Editors are there for a reason. I need them, and I needed my editors for the article-- again, I'm the newbie, and I made some rather large boo-boos (namely, the humor and opinions mentioned earlier.) My editors are wonderful people, and had only intended to help me, the newbie, out. And the resulting article is much better... in terms of journalism. I also wrote only about 15% of what got printed. Under my name.

So when potential employers look at my resume and say, "Blah, blah, blah was a good article- how did you come up with the angle you took?" I have to say

"I didn't."

When students and friends and faculty look at the newspaper today, they'll see my work and judge ME on it. Maybe they didn't like the structure of X sentence in Y paragraph. They'll think "Did she really think that was okay?"

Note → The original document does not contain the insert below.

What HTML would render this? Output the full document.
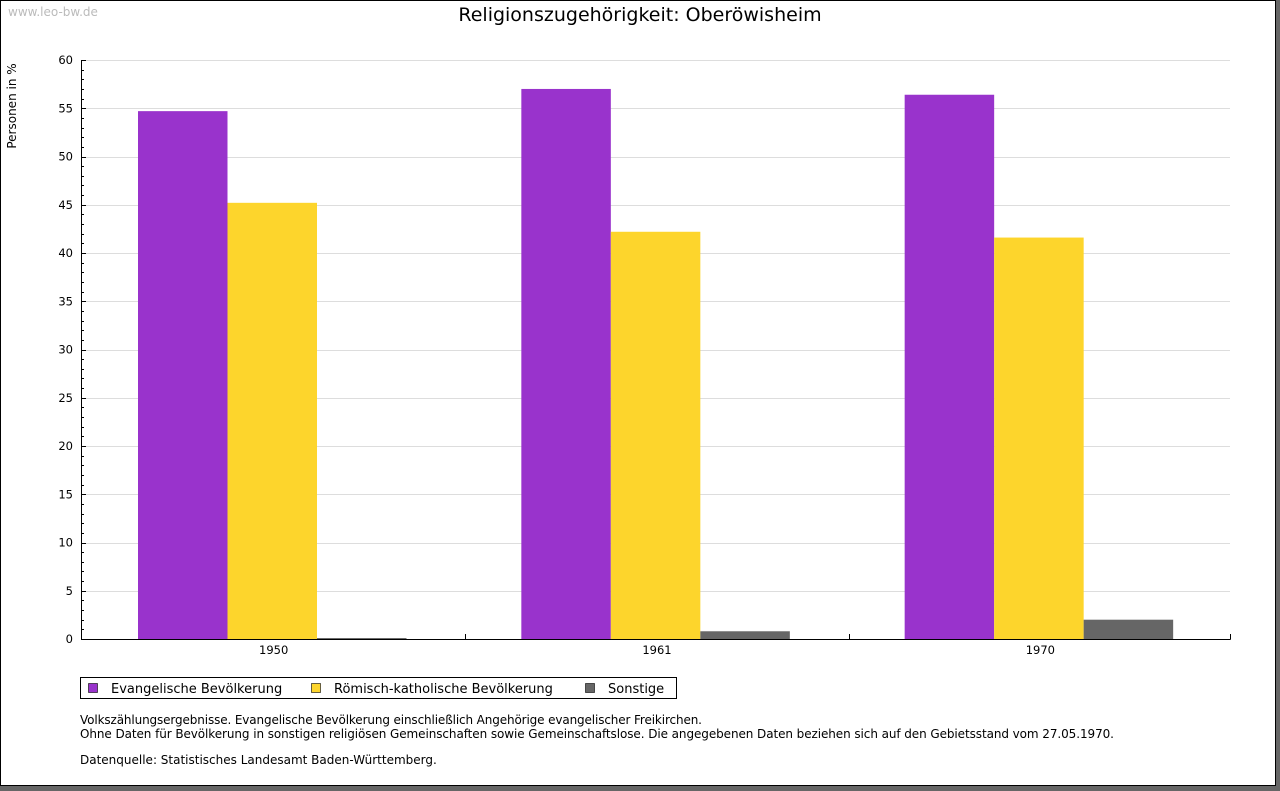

I didn't. I didn't write that entire paragraph. Or the one following.

And the professor that I interviewed. What is she going to think about my article? There's always the risk of offending your principle subject, and I knew I was running that risk the moment I started writing. But if I run that risk, I wanted to undertake it WITH MY OWN WORDS. Then, if I get called on it later, I can defend myself. "This was my thinking, this was my motivation, this was my intention, this was the expected outcome." And then we can resolve it, or not. But it will all be under my OWN words.

Words are my business. I live by them. I eat by them. I pay bills, get new jobs, pay more bills by them. When I die, I will be known only by the words I leave behind. When someone takes away my words, what am I left with?

I can't let someone take away the only thing that makes me ME.

I'm not that kind of girl.

Right Now:
What I'm listening to: overhead speaker music at B&N
What I want most: No school Monday?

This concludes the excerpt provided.